What to produce: Up to and including the line with "plt.rcParams['font.family'] = ['DejaVu Sans']", write out the listing from its first line, minus the pictures.

Provided records:
◇ ◇ ◇ ◇ ◇

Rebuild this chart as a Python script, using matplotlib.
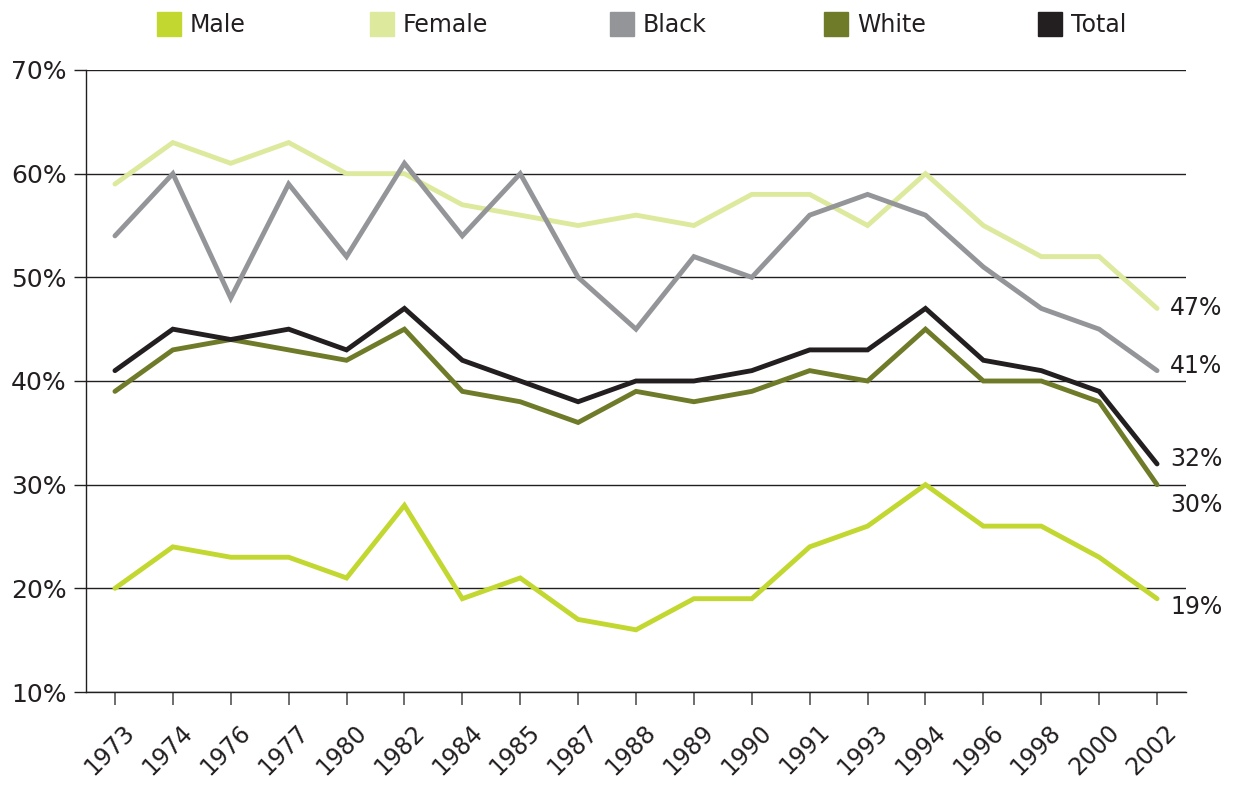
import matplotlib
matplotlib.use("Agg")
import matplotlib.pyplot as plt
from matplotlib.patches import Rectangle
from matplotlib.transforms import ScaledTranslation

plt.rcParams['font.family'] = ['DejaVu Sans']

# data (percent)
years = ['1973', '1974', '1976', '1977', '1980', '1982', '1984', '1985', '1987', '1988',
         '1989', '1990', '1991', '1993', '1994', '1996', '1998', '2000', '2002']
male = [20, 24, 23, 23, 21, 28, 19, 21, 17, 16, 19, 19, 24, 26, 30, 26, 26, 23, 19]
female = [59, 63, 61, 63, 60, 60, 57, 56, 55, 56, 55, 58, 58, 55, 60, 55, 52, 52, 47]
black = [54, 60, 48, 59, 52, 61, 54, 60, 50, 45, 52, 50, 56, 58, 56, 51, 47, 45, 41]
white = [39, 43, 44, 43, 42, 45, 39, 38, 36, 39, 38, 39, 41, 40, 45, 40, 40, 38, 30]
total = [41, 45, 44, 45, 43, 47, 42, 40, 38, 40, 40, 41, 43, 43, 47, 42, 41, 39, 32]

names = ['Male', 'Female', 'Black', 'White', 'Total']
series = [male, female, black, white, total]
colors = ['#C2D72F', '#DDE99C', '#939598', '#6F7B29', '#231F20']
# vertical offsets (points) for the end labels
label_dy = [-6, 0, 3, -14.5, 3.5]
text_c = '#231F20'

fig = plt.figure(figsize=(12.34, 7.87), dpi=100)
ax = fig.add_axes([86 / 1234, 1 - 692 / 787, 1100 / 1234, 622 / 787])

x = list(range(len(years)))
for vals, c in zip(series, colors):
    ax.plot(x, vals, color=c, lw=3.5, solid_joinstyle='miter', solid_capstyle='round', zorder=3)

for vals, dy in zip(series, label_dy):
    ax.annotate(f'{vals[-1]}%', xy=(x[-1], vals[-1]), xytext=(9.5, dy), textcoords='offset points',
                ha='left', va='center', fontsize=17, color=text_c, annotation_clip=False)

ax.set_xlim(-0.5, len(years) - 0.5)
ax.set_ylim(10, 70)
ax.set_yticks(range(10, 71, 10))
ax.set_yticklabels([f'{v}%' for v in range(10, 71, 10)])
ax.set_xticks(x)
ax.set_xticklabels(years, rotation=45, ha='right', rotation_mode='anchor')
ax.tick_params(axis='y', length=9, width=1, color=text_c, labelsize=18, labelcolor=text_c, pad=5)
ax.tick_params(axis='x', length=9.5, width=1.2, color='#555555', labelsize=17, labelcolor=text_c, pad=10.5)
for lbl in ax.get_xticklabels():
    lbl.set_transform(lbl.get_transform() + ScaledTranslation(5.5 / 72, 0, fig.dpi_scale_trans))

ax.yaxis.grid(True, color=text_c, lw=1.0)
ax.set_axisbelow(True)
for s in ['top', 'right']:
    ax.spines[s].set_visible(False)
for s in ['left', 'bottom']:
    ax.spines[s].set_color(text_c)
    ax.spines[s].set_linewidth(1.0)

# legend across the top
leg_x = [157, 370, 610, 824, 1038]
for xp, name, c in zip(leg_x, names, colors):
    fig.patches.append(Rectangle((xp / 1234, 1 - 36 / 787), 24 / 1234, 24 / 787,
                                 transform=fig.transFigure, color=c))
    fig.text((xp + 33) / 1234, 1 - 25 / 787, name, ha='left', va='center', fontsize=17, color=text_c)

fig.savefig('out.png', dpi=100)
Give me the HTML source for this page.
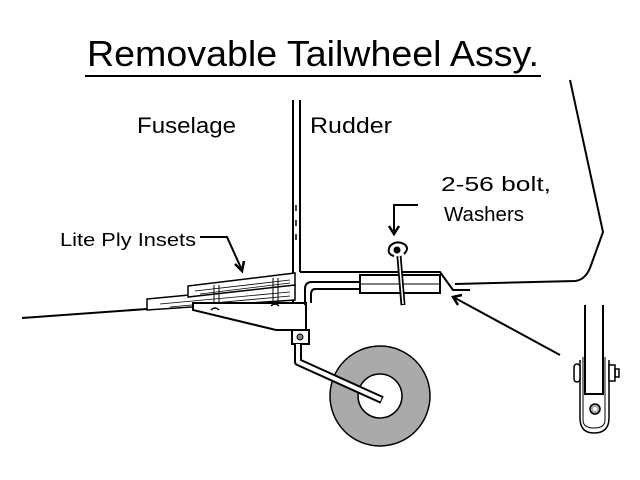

◇ ◇ ◇ ◇ ◇

Exercise answer:
Rebuild this chart as a Python script, using matplotlib.
import matplotlib
matplotlib.use("Agg")
import matplotlib.pyplot as plt
from matplotlib.patches import Rectangle
from matplotlib.transforms import ScaledTranslation

plt.rcParams['font.family'] = ['DejaVu Sans']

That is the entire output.